Stanford CME296 Diffusion & Large Vision Models | Spring 2026 | Lecture 2 - Score matching

Key Concepts

Score Matching: A generative modeling paradigm that learns the gradient of the log-probability density function ($\nabla_x \log p(x)$) to guide samples toward high-density regions.
Langevin Dynamics: A stochastic sampling method that uses the score function plus noise to explore and sample from a distribution.
Denoising Score Matching (DSM): A technique to estimate the score by adding Gaussian noise to data and learning to predict the score of the noisy distribution.
Annealed Langevin Dynamics (ALD): A strategy of using multiple noise levels (from high to low) to guide sampling from a simple distribution to the complex data distribution.
Stochastic Differential Equations (SDEs): A continuous-time framework for modeling the forward (noising) and reverse (denoising) processes.
Probability Flow ODE (PF-ODE): A deterministic ordinary differential equation that shares the same marginal probability distributions as the SDE, allowing for faster sampling.
NFE (Number of Function Evaluations): A metric used to measure the computational cost of sampling; minimizing this is critical for efficiency.

1. The Score Matching Paradigm

The core objective is to generate samples from an unknown, complex data distribution $p_{data}(x)$.

The Score Function: Defined as $\nabla_x \log p(x)$. It points toward regions of higher probability density.
Why use the Score?
- Tractability: The normalizing constant $Z$ of a probability distribution is intractable, but $\nabla_x \log p(x) = \nabla_x \log \frac{p(x)}{Z} = \nabla_x \log p(x) - \nabla_x \log Z$. Since $\log Z$ is constant with respect to $x$, its gradient is zero, making the score tractable.
- Stability: The score is more numerically stable than the probability density itself, especially in low-density regions.

2. Denoising Score Matching (DSM)

Since the true score of $p_{data}$ is unknown, DSM approximates it by perturbing data with Gaussian noise.

Methodology: Given a data point $x$, we create a noisy version $\tilde{x} = x + \sigma\epsilon$. The score of the conditional distribution $q_\sigma(\tilde{x}|x)$ is analytically known as $-\frac{\tilde{x}-x}{\sigma^2}$.
Objective: Train a neural network $s_\theta(\tilde{x})$ to minimize the L2 distance between the predicted score and the true conditional score.
Trade-off: Small $\sigma$ makes the noisy distribution close to $p_{data}$ but leads to poor score estimation in low-density regions.
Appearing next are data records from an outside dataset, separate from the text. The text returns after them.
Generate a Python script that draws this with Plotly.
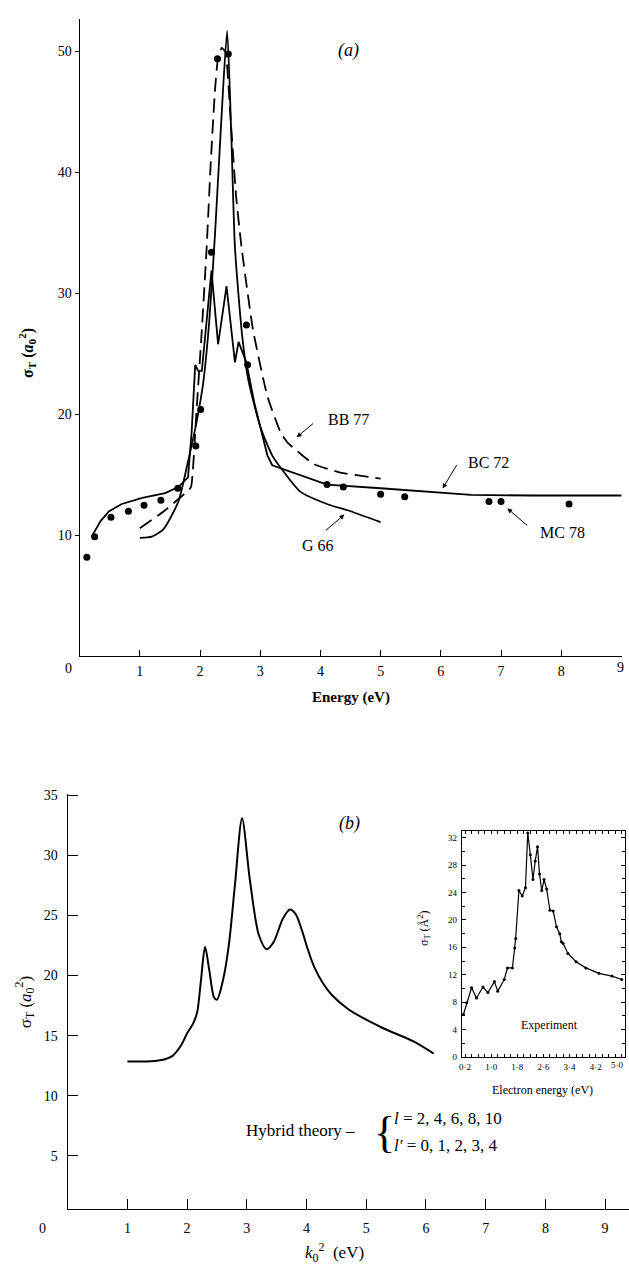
import plotly.graph_objects as go

W, H = 629, 1285
SERIF = "Liberation Serif, Times New Roman, serif"

# ---------------- Panel (a) data ----------------
bc72_e = [0.2, 0.35, 0.49, 0.7, 1.04, 1.42, 1.64, 1.8, 1.86, 1.92, 1.97, 2.03, 2.19, 2.3, 2.44, 2.58, 2.64, 2.77, 2.9, 3.0, 3.12, 3.2, 3.67, 4.11, 5.0, 6.0, 6.5, 7.5, 9.0]
bc72_s = [9.9, 11.2, 12.0, 12.6, 13.1, 13.5, 14.0, 14.8, 18.5, 24.1, 23.6, 23.6, 31.9, 25.8, 30.6, 24.3, 26.0, 24.3, 21.0, 19.1, 16.6, 15.8, 15.0, 14.2, 13.9, 13.5, 13.35, 13.3, 13.3]

g66_e = [1.0, 1.2, 1.39, 1.64, 1.8, 1.94, 2.05, 2.15, 2.25, 2.35, 2.45, 2.52, 2.58, 2.7, 2.8, 3.0, 3.2, 3.4, 3.67, 4.11, 4.5, 5.0]
g66_s = [9.8, 9.9, 10.5, 12.8, 16.1, 19.3, 22.5, 27.5, 35.0, 44.0, 51.7, 43.0, 33.8, 26.5, 22.9, 19.0, 16.6, 15.2, 13.6, 12.6, 12.0, 11.1]

bb77_e = [1.0, 1.4, 1.8, 1.85, 1.94, 2.03, 2.11, 2.18, 2.25, 2.3, 2.36, 2.42, 2.5, 2.6, 2.69, 2.88, 3.12, 3.34, 3.45, 3.89, 4.33, 5.0]
bb77_s = [10.6, 12.0, 13.7, 14.0, 20.2, 27.0, 33.8, 41.0, 46.9, 49.5, 50.3, 50.0, 45.0, 38.0, 33.8, 27.0, 21.5, 18.5, 17.7, 15.9, 15.2, 14.7]

mc78_e = [0.12, 0.25, 0.52, 0.81, 1.07, 1.35, 1.63, 1.93, 2.01, 2.19, 2.29, 2.47, 2.77, 2.79, 4.11, 4.38, 5.0, 5.4, 6.8, 7.0, 8.13]
mc78_s = [8.2, 9.9, 11.5, 12.0, 12.5, 12.9, 13.9, 17.4, 20.4, 33.4, 49.4, 49.8, 27.4, 24.1, 14.2, 14.0, 13.4, 13.2, 12.8, 12.8, 12.6]

a_xticks = [1, 2, 3, 4, 5, 6, 7, 8, 9]
a_xtext = ["1", "2", "3", "4", "5", "6", "7", "8", ""]
a_last_label = "9"
a_yticks = [10, 20, 30, 40, 50]

# ---------------- Panel (b) data ----------------
hyb_k2 = [1.0, 1.3, 1.55, 1.75, 1.9, 2.0, 2.1, 2.17, 2.23, 2.3, 2.37, 2.45, 2.5, 2.6, 2.7, 2.8, 2.92, 3.05, 3.2, 3.33, 3.45, 3.6, 3.72, 3.82, 3.92, 4.02, 4.13, 4.27, 4.42, 4.7, 5.25, 5.8, 6.13]
hyb_s = [12.85, 12.85, 12.95, 13.3, 14.2, 15.2, 16.0, 17.0, 19.5, 22.4, 20.5, 18.2, 18.0, 19.6, 22.6, 27.5, 33.1, 28.0, 23.4, 22.2, 22.8, 24.7, 25.5, 25.1, 23.8, 22.2, 20.7, 19.4, 18.4, 17.2, 15.7, 14.5, 13.5]
b_xticks = [1, 2, 3, 4, 5, 6, 7, 8, 9]
b_yticks = [5, 10, 15, 20, 25, 30, 35]

# ---------------- Inset (experiment) data ----------------
exp_e = [0.15, 0.25, 0.4, 0.55, 0.75, 0.9, 1.1, 1.2, 1.4, 1.5, 1.65, 1.72, 1.75, 1.85, 1.95, 2.05, 2.12, 2.2, 2.28, 2.35, 2.42, 2.48, 2.55, 2.62, 2.7, 2.8, 2.9, 3.0, 3.1, 3.15, 3.2, 3.35, 3.6, 3.9, 4.3, 4.7, 5.0]
exp_s = [6.2, 7.9, 10.1, 8.6, 10.2, 9.4, 11.0, 9.6, 11.3, 13.0, 13.0, 15.9, 17.3, 24.3, 23.5, 24.7, 32.7, 29.5, 25.9, 28.6, 30.7, 26.7, 24.3, 25.9, 24.5, 21.4, 21.3, 19.0, 18.0, 16.8, 16.6, 15.1, 13.9, 13.0, 12.2, 11.8, 11.3]
ins_xticks = [0.2, 1.0, 1.8, 2.6, 3.4, 4.2, 5.0]
ins_xtext = ["0·2", "1·0", "1·8", "2·6", "3·4", "4·2", ""]
ins_last_label = "5·0"
ins_yticks = [0, 4, 8, 12, 16, 20, 24, 28, 32]


def px(x):
    return x / W


def py(y):
    return 1 - y / H


fig = go.Figure()
line_kw = dict(color="black", width=1.8)

fig.add_trace(go.Scatter(x=bc72_e, y=bc72_s, mode="lines", line=line_kw, xaxis="x", yaxis="y", name="BC 72"))
fig.add_trace(go.Scatter(x=g66_e, y=g66_s, mode="lines", line=dict(line_kw, shape="spline", smoothing=0.6), xaxis="x", yaxis="y", name="G 66"))
fig.add_trace(go.Scatter(x=bb77_e, y=bb77_s, mode="lines", line=dict(color="black", width=1.8, dash="14px,7px", shape="spline", smoothing=0.5), xaxis="x", yaxis="y", name="BB 77"))
fig.add_trace(go.Scatter(x=mc78_e, y=mc78_s, mode="markers", marker=dict(color="black", size=7), xaxis="x", yaxis="y", name="MC 78"))

fig.add_trace(go.Scatter(x=hyb_k2, y=hyb_s, mode="lines", line=dict(color="black", width=2, shape="spline", smoothing=0.8), xaxis="x2", yaxis="y2", name="Hybrid"))

fig.add_trace(go.Scatter(x=exp_e, y=exp_s, mode="lines+markers", line=dict(color="black", width=1.2), marker=dict(color="black", size=3), xaxis="x3", yaxis="y3", name="Experiment"))

axis_common = dict(showgrid=False, zeroline=False, showline=True, linecolor="black", linewidth=1.2,
                   tickcolor="black", tickfont=dict(family=SERIF, size=14, color="black"))

fig.update_layout(
    width=W, height=H, margin=dict(l=0, r=0, t=0, b=0),
    paper_bgcolor="white", plot_bgcolor="rgba(0,0,0,0)", showlegend=False,
    xaxis=dict(axis_common, domain=[px(77), px(622)], range=[0, 9.01], anchor="y",
               tickvals=a_xticks, ticktext=a_xtext, ticks="inside", ticklen=6, ticklabelstandoff=2),
    yaxis=dict(axis_common, domain=[py(656), py(13)], range=[0, 52.7], anchor="x",
               tickvals=a_yticks, ticks="outside", ticklen=4),
    xaxis2=dict(axis_common, domain=[px(65), px(629)], range=[0, 9.4], anchor="y2",
                tickvals=b_xticks, ticks="inside", ticklen=10, ticklabelstandoff=6),
    yaxis2=dict(axis_common, domain=[py(1213), py(795)], range=[0.6, 35.1], anchor="x2",
                tickvals=b_yticks, ticks="inside", ticklen=10, ticklabelstandoff=6),
    xaxis3=dict(axis_common, domain=[px(461), px(625)], range=[0.1, 5.1], anchor="y3", mirror="allticks",
                tickvals=ins_xticks, ticktext=ins_xtext, ticks="inside", ticklen=3,
                minor=dict(dtick=0.2, tick0=0, ticks="inside", ticklen=3, tickcolor="black"),
                tickfont=dict(family=SERIF, size=9, color="black"), ticklabelstandoff=1),
    yaxis3=dict(axis_common, domain=[py(1060), py(832)], range=[0, 33], anchor="x3", mirror="allticks",
                tickvals=ins_yticks, ticks="inside", ticklen=4,
                minor=dict(dtick=2, tick0=0, ticks="inside", ticklen=3, tickcolor="black"),
                tickfont=dict(family=SERIF, size=9, color="black"), ticklabelstandoff=2),
)

ann = []


def txt(x, y, s, size=15, angle=0, italic=False, bold=False, xanchor="center"):
    if italic:
        s = "<i>" + s + "</i>"
    if bold:
        s = "<b>" + s + "</b>"
    ann.append(dict(x=px(x), y=py(y), xref="paper", yref="paper", text=s, showarrow=False,
                    textangle=angle, xanchor=xanchor, yanchor="middle",
                    font=dict(family=SERIF, size=size, color="black")))


def arrow(x_head, y_head, x_tail, y_tail):
    ann.append(dict(x=px(x_head), y=py(y_head), xref="paper", yref="paper", text="",
                    showarrow=True, ax=x_tail - x_head, ay=y_tail - y_head,
                    arrowhead=2, arrowsize=1.0, arrowwidth=1, arrowcolor="black"))


# Panel (a) texts
txt(347, 45, "(a)", size=18, italic=True)
txt(66, 668, "0", size=14)
txt(620, 667, a_last_label, size=14)
txt(350, 697, "Energy (eV)", size=15, bold=True)
txt(24, 350, "σ<sub>T</sub> (<i>a</i><sub>0</sub><sup>2</sup>)", size=16, angle=-90, bold=True)
txt(347, 417, "BB 77", size=16)
arrow(295, 435, 313, 420)
txt(488, 460, "BC 72", size=16)
arrow(441.7, 486.7, 456.7, 461.7)
txt(562, 531, "MC 78", size=16)
arrow(506.7, 506.7, 528, 525)
txt(317, 544, "G 66", size=16)
arrow(343, 513, 323, 530)

# Panel (b) texts
txt(348, 825, "(b)", size=18, italic=True)
txt(40, 1233, "0", size=14)
txt(333, 1257, "<i>k</i><sub>0</sub><sup>2</sup>  (eV)", size=17)
txt(22, 1005, "σ<sub>T</sub> (<i>a</i><sub>0</sub><sup>2</sup>)", size=17, angle=-90)
txt(299, 1134, "Hybrid theory –", size=17)
txt(383, 1136, "{", size=44)
txt(391, 1122, "<i>l</i> = 2, 4, 6, 8, 10", size=17, xanchor="left")
txt(391, 1149, "<i>l′</i> = 0, 1, 2, 3, 4", size=17, xanchor="left")

# Inset texts
txt(625, 1068, ins_last_label, size=9, xanchor="right")
txt(549, 1028, "Experiment", size=12)
txt(542, 1093, "Electron energy (eV)", size=12)
txt(423, 930, "σ<sub>T</sub> (Å<sup>2</sup>)", size=12, angle=-90)

fig.update_layout(annotations=ann)

fig.write_html("out.html", config={"displayModeBar": False},
               post_script="document.body.style.margin='0';document.body.style.overflow='hidden';")
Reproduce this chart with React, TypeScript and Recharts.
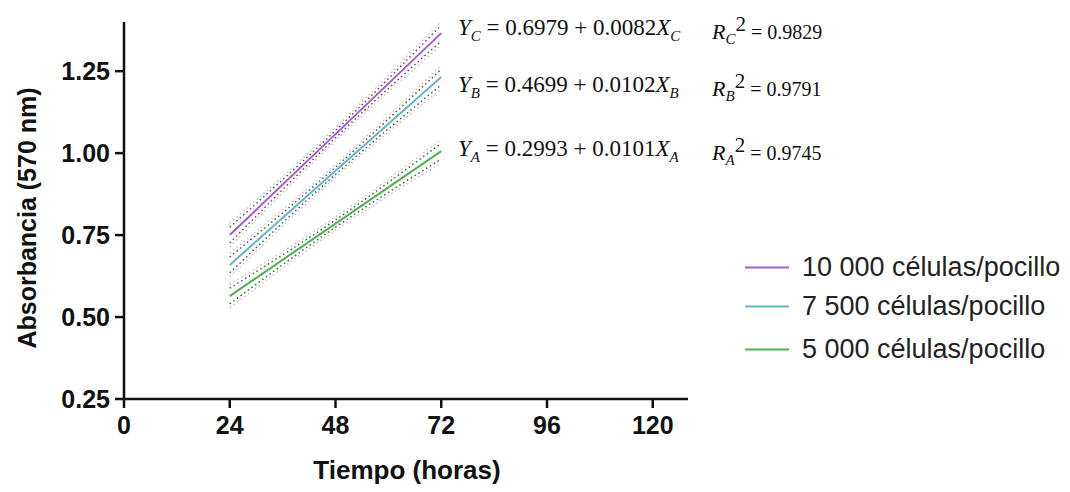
import { LineChart, Line, XAxis, YAxis } from "recharts";

// horas de incubación
const hours = [24, 48, 72];
const xTicks = [0, 24, 48, 72, 96, 120];
const yTicks = [0.25, 0.5, 0.75, 1.0, 1.25];

// rectas de regresión (10 000 / 7 500 / 5 000 células por pocillo)
const fitC = [0.75, 1.058, 1.366];
const fitB = [0.659, 0.946, 1.232];
const fitA = [0.564, 0.785, 1.006];

// bandas de confianza (punteadas)
const bandCDarkHi = [0.774, 1.069, 1.39];
const bandCDarkLo = [0.726, 1.047, 1.342];
const bandCLightHi = [0.786, 1.078, 1.402];
const bandCLightLo = [0.714, 1.038, 1.33];
const bandBDarkHi = [0.683, 0.957, 1.256];
const bandBDarkLo = [0.635, 0.935, 1.208];
const bandBLightHi = [0.695, 0.966, 1.268];
const bandBLightLo = [0.623, 0.926, 1.196];
const bandADarkHi = [0.588, 0.796, 1.03];
const bandADarkLo = [0.54, 0.774, 0.982];
const bandALightHi = [0.6, 0.805, 1.042];
const bandALightLo = [0.528, 0.765, 0.97];

const PURPLE = "#a35bd6";
const BLUE = "#62b6cb";
const GREEN = "#4eb44a";

const toPoints = (vals: number[]) => hours.map((h, i) => ({ h, v: vals[i] }));

const series = [
  { key: "c", vals: fitC, color: PURPLE },
  { key: "b", vals: fitB, color: BLUE },
  { key: "a", vals: fitA, color: GREEN },
];

const bands = [
  { key: "cdh", vals: bandCDarkHi, dark: true },
  { key: "cdl", vals: bandCDarkLo, dark: true },
  { key: "clh", vals: bandCLightHi, dark: false },
  { key: "cll", vals: bandCLightLo, dark: false },
  { key: "bdh", vals: bandBDarkHi, dark: true },
  { key: "bdl", vals: bandBDarkLo, dark: true },
  { key: "blh", vals: bandBLightHi, dark: false },
  { key: "bll", vals: bandBLightLo, dark: false },
  { key: "adh", vals: bandADarkHi, dark: true },
  { key: "adl", vals: bandADarkLo, dark: true },
  { key: "alh", vals: bandALightHi, dark: false },
  { key: "all", vals: bandALightLo, dark: false },
];

const legendItems = [
  { label: "10 000 células/pocillo", color: PURPLE, y: 267 },
  { label: "7 500 células/pocillo", color: BLUE, y: 306 },
  { label: "5 000 células/pocillo", color: GREEN, y: 349 },
];

const equations = [
  { sub: "C", a: "0.6979", b: "0.0082", r2: "0.9829", y: 30 },
  { sub: "B", a: "0.4699", b: "0.0102", r2: "0.9791", y: 87 },
  { sub: "A", a: "0.2993", b: "0.0101", r2: "0.9745", y: 151 },
];

const sans = "'Liberation Sans', Arial, sans-serif";
const serif = "'Liberation Serif', 'Times New Roman', serif";
const tickStyle = { fontSize: 25, fontWeight: 700, fill: "#111", fontFamily: sans };

const Equation = ({ e }: { e: (typeof equations)[number] }) => (
  <div style={{ position: "absolute", left: 0, top: e.y, fontFamily: serif, color: "#111", whiteSpace: "nowrap" }}>
    <span style={{ position: "absolute", left: 458, fontSize: 23, transform: "translateY(-50%)" }}>
      <i>Y</i>
      <sub style={{ fontSize: 15 }}><i>{e.sub}</i></sub>
      {` = ${e.a} + ${e.b}`}
      <i>X</i>
      <sub style={{ fontSize: 15 }}><i>{e.sub}</i></sub>
    </span>
    <span style={{ position: "absolute", left: 712, fontSize: 22, transform: "translateY(-50%)" }}>
      <i>R</i>
      <sub style={{ fontSize: 15 }}><i>{e.sub}</i></sub>
      <sup style={{ fontSize: 21 }}>2</sup>
      <span style={{ fontSize: 20 }}>{` = ${e.r2}`}</span>
    </span>
  </div>
);

export default function App() {
  return (
    <div style={{ position: "absolute", left: 0, top: 0, width: 1070, height: 492, background: "#fff" }}>
      <LineChart width={1070} height={492} margin={{ top: 22, right: 382, left: 50, bottom: 43 }}>
        <XAxis
          dataKey="h"
          type="number"
          domain={[0, 128]}
          ticks={xTicks}
          allowDuplicatedCategory={false}
          height={50}
          tick={tickStyle}
          tickSize={9}
          tickMargin={8}
          axisLine={{ stroke: "#111", strokeWidth: 2.5 }}
          tickLine={{ stroke: "#111", strokeWidth: 2.5 }}
        />
        <YAxis
          type="number"
          domain={[0.25, 1.4]}
          ticks={yTicks}
          width={74}
          tickFormatter={(v: number) => v.toFixed(2)}
          tick={tickStyle}
          tickSize={9}
          tickMargin={5}
          axisLine={{ stroke: "#111", strokeWidth: 2.5 }}
          tickLine={{ stroke: "#111", strokeWidth: 2.5 }}
          allowDataOverflow
        />
        {bands.map((b) => (
          <Line
            key={b.key}
            data={toPoints(b.vals)}
            dataKey="v"
            type="monotone"
            stroke={b.dark ? "#555" : "#c4c4c4"}
            strokeWidth={1.5}
            strokeDasharray="1.5 3"
            dot={false}
            isAnimationActive={false}
          />
        ))}
        {series.map((s) => (
          <Line
            key={s.key}
            data={toPoints(s.vals)}
            dataKey="v"
            type="linear"
            stroke={s.color}
            strokeWidth={2}
            dot={false}
            isAnimationActive={false}
          />
        ))}
      </LineChart>

      {/* títulos de ejes */}
      <div
        style={{
          position: "absolute",
          left: 27,
          top: 218,
          transform: "translate(-50%, -50%) rotate(-90deg)",
          fontFamily: sans,
          fontWeight: 700,
          fontSize: 25,
          color: "#111",
          whiteSpace: "nowrap",
        }}
      >
        Absorbancia (570 nm)
      </div>
      <div
        style={{
          position: "absolute",
          left: 407,
          top: 470,
          transform: "translate(-50%, -50%)",
          fontFamily: sans,
          fontWeight: 700,
          fontSize: 26,
          color: "#111",
          whiteSpace: "nowrap",
        }}
      >
        Tiempo (horas)
      </div>

      {equations.map((e) => (
        <Equation key={e.sub} e={e} />
      ))}

      {/* leyenda */}
      {legendItems.map((it) => (
        <div
          key={it.label}
          style={{
            position: "absolute",
            left: 745,
            top: it.y,
            transform: "translateY(-50%)",
            display: "flex",
            alignItems: "center",
            fontFamily: sans,
            fontSize: 27,
            color: "#222",
            whiteSpace: "nowrap",
          }}
        >
          <div style={{ width: 44, height: 2, background: it.color, marginRight: 13 }} />
          <span>{it.label}</span>
        </div>
      ))}
    </div>
  );
}
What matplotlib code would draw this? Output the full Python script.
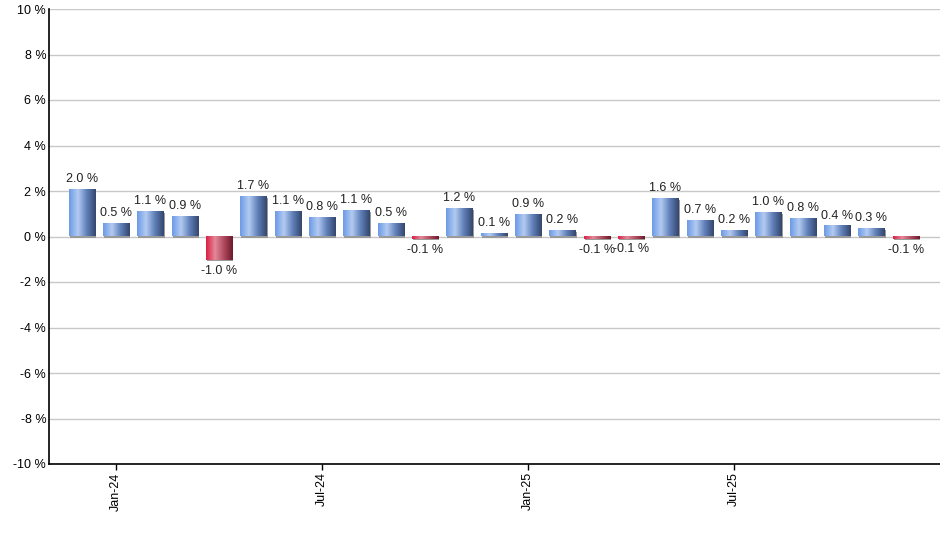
import numpy as np
import matplotlib
matplotlib.use("Agg")
import matplotlib.pyplot as plt
from matplotlib.colors import LinearSegmentedColormap
from matplotlib.patches import Rectangle
from matplotlib.transforms import ScaledTranslation

plt.rcParams['font.family'] = ['Liberation Sans', 'DejaVu Sans']

meses = ['Dec-23', 'Jan-24', 'Feb-24', 'Mar-24', 'Apr-24', 'May-24', 'Jun-24',
         'Jul-24', 'Aug-24', 'Sep-24', 'Oct-24', 'Nov-24', 'Dec-24',
         'Jan-25', 'Feb-25', 'Mar-25', 'Apr-25', 'May-25', 'Jun-25',
         'Jul-25', 'Aug-25', 'Sep-25', 'Oct-25', 'Nov-25', 'Dec-25']
valores = [2.04, 0.54, 1.09, 0.87, -1.03, 1.74, 1.09, 0.82, 1.13, 0.54, -0.12,
           1.22, 0.12, 0.94, 0.24, -0.12, -0.09, 1.64, 0.68, 0.24, 1.04, 0.78,
           0.44, 0.33, -0.12]
marcas = ['Jan-24', 'Jul-24', 'Jan-25', 'Jul-25']
y_ticks = [-10, -8, -6, -4, -2, 0, 2, 4, 6, 8, 10]

azul = LinearSegmentedColormap.from_list('azul', ['#6d9be6', '#b3cbf2', '#5f7fb8', '#34476e'])
rojo = LinearSegmentedColormap.from_list('rojo', ['#dc1f45', '#e3899a', '#b04a5e', '#6e1a2b'])
grad = np.linspace(0, 1, 64).reshape(1, -1)

fig = plt.figure(figsize=(9.4, 5.5), dpi=100)
ax = fig.add_axes([49 / 940, 1 - 464 / 550, 1 - 49 / 940, 455 / 550])

ancho = 0.76
sombra = ax.transData + ScaledTranslation(1.2 / 100, -1.2 / 100, fig.dpi_scale_trans)
for i, v in enumerate(valores):
    ax.add_patch(Rectangle((i - ancho / 2, 0), ancho, v, facecolor='#9a9a9a',
                           edgecolor='none', transform=sombra, zorder=2))
    cmap = azul if v >= 0 else rojo
    ax.imshow(grad, extent=[i - ancho / 2, i + ancho / 2, min(0, v), max(0, v)],
              aspect='auto', cmap=cmap, interpolation='bilinear', zorder=3)
    etiqueta = f'{v:.1f} %'
    if v >= 0:
        ax.annotate(etiqueta, (i, v), xytext=(0, 3.5), textcoords='offset points',
                    ha='center', va='bottom', fontsize=9, color='#222222')
    else:
        ax.annotate(etiqueta, (i, v), xytext=(0, -3.5), textcoords='offset points',
                    ha='center', va='top', fontsize=9, color='#222222')

ax.set_xlim(-0.95, 25)
ax.set_ylim(-10, 10)
ax.set_yticks(y_ticks)
ax.set_yticklabels([f'{t} %' for t in y_ticks], fontsize=9)
ax.tick_params(axis='y', length=0, pad=2)
ax.grid(axis='y', color='#c8c8c8', linewidth=1, zorder=0)
ax.set_axisbelow(True)

ax.set_xticks([meses.index(m) for m in marcas])
ax.set_xticklabels(marcas, rotation=90, fontsize=9)
ax.tick_params(axis='x', length=4, width=1, pad=2)

for s in ['top', 'right']:
    ax.spines[s].set_visible(False)
ax.spines['left'].set_linewidth(1.2)
ax.spines['bottom'].set_linewidth(1.2)

fig.savefig('out.png', dpi=100)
Large $\sigma$ provides better estimates but deviates significantly from $p_{data}$.

3. Annealed Langevin Dynamics (ALD)

To solve the trade-off, ALD uses a sequence of noise levels ${\sigma_1, \sigma_2, \dots, \sigma_L}$.

Process: Start with a sample from a high-noise distribution (where the score provides a rough "compass" direction) and iteratively refine the sample using lower noise levels. This allows the model to explore the space globally before focusing on local details.

4. Continuous Formulation: SDEs and ODEs

The lecture unifies DDPM (Diffusion) and NCSN (Score Networks) using SDEs.

Forward SDE: $dx = f(x, t)dt + g(t)dw$, where $f$ is the drift and $g$ is the diffusion coefficient.
Reverse SDE: The process can be reversed to generate data: $dx = [f(x, t) - g(t)^2 \nabla_x \log p_t(x)]dt + g(t)d\bar{w}$.
Probability Flow ODE: By removing the stochastic term ($dw$), one can derive an ODE that preserves the marginal distributions of the SDE. This allows for deterministic sampling and the use of advanced numerical solvers (e.g., Runge-Kutta).

5. Advanced Sampling: DPM-Solver

The Problem: Standard ODE solvers (like Euler) require many steps (high NFE) to maintain accuracy.
The Solution: Since the drift term $f(x, t)$ is often linear in $x$, DPM-Solver uses the "variation of constants" formula to solve the linear part exactly and discretize only the non-linear part (the neural network score approximation).
Result: This significantly reduces the required NFE to achieve high-quality image generation without needing to retrain the model.

Synthesis/Conclusion

The transition from discrete diffusion (DDPM) to continuous SDE/ODE frameworks represents a major evolution in generative modeling. By viewing the generation process as a flow toward high-density regions guided by the score function, researchers have developed more efficient, deterministic, and high-quality sampling methods. The unification of these paradigms allows for the application of sophisticated mathematical tools from differential equations to improve the speed and fidelity of modern generative AI.